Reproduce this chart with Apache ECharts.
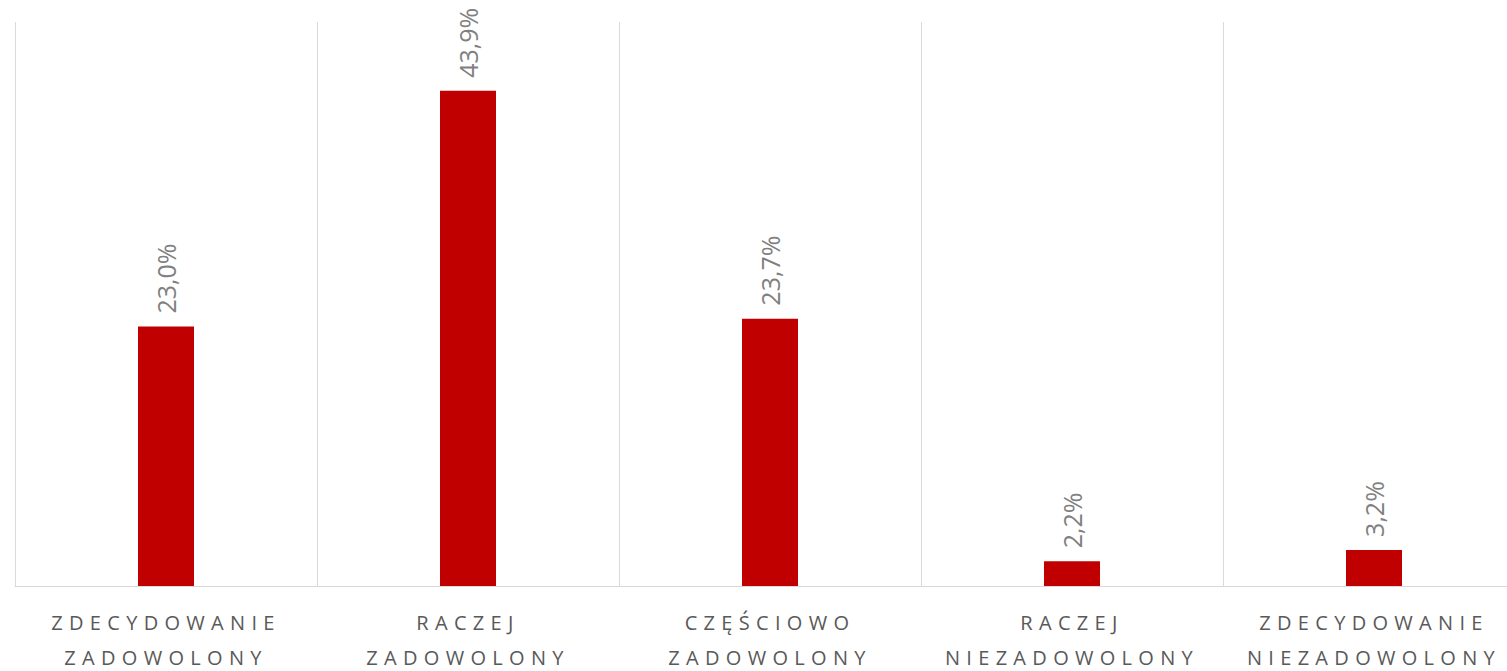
<!DOCTYPE html>
<html><head><meta charset="utf-8">
<script src="https://cdn.jsdelivr.net/npm/echarts@6/dist/echarts.min.js"></script>
<style>
html,body{margin:0;padding:0;background:#fff;}
#c{width:1507px;height:671px;}
#c svg text[fill="#595959"], #c svg text[style*="595959"]{letter-spacing:6.3px;}
</style>
</head><body>
<div id="c"></div>
<script>
const categories = ["ZDECYDOWANIE\nZADOWOLONY","RACZEJ\nZADOWOLONY","CZĘŚCIOWO\nZADOWOLONY","RACZEJ\nNIEZADOWOLONY","ZDECYDOWANIE\nNIEZADOWOLONY"];
const values = [23.0, 43.9, 23.7, 2.2, 3.2];

const chart = echarts.init(document.getElementById('c'), null, {renderer:'svg'});
chart.setOption({
  animation:false,
  grid:{left:15, top:22, width:1510, height:564, containLabel:false, outerBoundsMode:'none'},
  xAxis:{
    type:'category', data:categories,
    axisLine:{lineStyle:{color:'#d9d9d9', width:1}},
    axisTick:{show:false},
    splitLine:{show:true, lineStyle:{color:'#d9d9d9', width:1}},
    axisLabel:{color:'#595959', fontFamily:'Open Sans', fontSize:20, lineHeight:35, margin:19, interval:0}
  },
  yAxis:{type:'value', min:0, max:50, show:false, splitLine:{show:false}},
  series:[{
    type:'bar', data:values, barWidth:56,
    itemStyle:{color:'#c00000'},
    label:{show:true, position:'top', rotate:90, align:'left', verticalAlign:'middle', distance:13,
      color:'#808080', fontFamily:'Open Sans', fontSize:25,
      formatter:p=>p.value.toFixed(1).replace('.',',')+'%'}
  }]
});
</script>
</body></html>
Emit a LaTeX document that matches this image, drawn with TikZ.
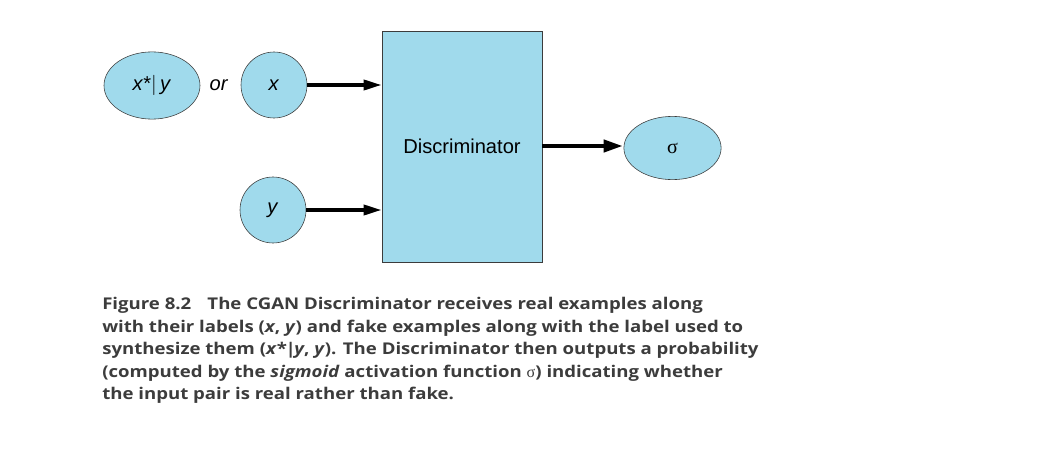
= = = = = = =
- **PROBLEM REQUIREMENTS**
All of the entries above should be duplicated exactly, except for the pictures.

- **WRITTEN ANSWER**
Reproduce this chart with Apache ECharts.
<!DOCTYPE html>
<html><head><meta charset="utf-8">
<script src="https://cdn.jsdelivr.net/npm/echarts@6/dist/echarts.min.js"></script>
<style>
html,body{margin:0;padding:0;background:#fff;}
#c{width:1507px;height:671px;}
#c svg text[fill="#595959"], #c svg text[style*="595959"]{letter-spacing:6.3px;}
</style>
</head><body>
<div id="c"></div>
<script>
const categories = ["ZDECYDOWANIE\nZADOWOLONY","RACZEJ\nZADOWOLONY","CZĘŚCIOWO\nZADOWOLONY","RACZEJ\nNIEZADOWOLONY","ZDECYDOWANIE\nNIEZADOWOLONY"];
const values = [23.0, 43.9, 23.7, 2.2, 3.2];

const chart = echarts.init(document.getElementById('c'), null, {renderer:'svg'});
chart.setOption({
  animation:false,
  grid:{left:15, top:22, width:1510, height:564, containLabel:false, outerBoundsMode:'none'},
  xAxis:{
    type:'category', data:categories,
    axisLine:{lineStyle:{color:'#d9d9d9', width:1}},
    axisTick:{show:false},
    splitLine:{show:true, lineStyle:{color:'#d9d9d9', width:1}},
    axisLabel:{color:'#595959', fontFamily:'Open Sans', fontSize:20, lineHeight:35, margin:19, interval:0}
  },
  yAxis:{type:'value', min:0, max:50, show:false, splitLine:{show:false}},
  series:[{
    type:'bar', data:values, barWidth:56,
    itemStyle:{color:'#c00000'},
    label:{show:true, position:'top', rotate:90, align:'left', verticalAlign:'middle', distance:13,
      color:'#808080', fontFamily:'Open Sans', fontSize:25,
      formatter:p=>p.value.toFixed(1).replace('.',',')+'%'}
  }]
});
</script>
</body></html>
Emit a LaTeX document that matches this image, drawn with TikZ.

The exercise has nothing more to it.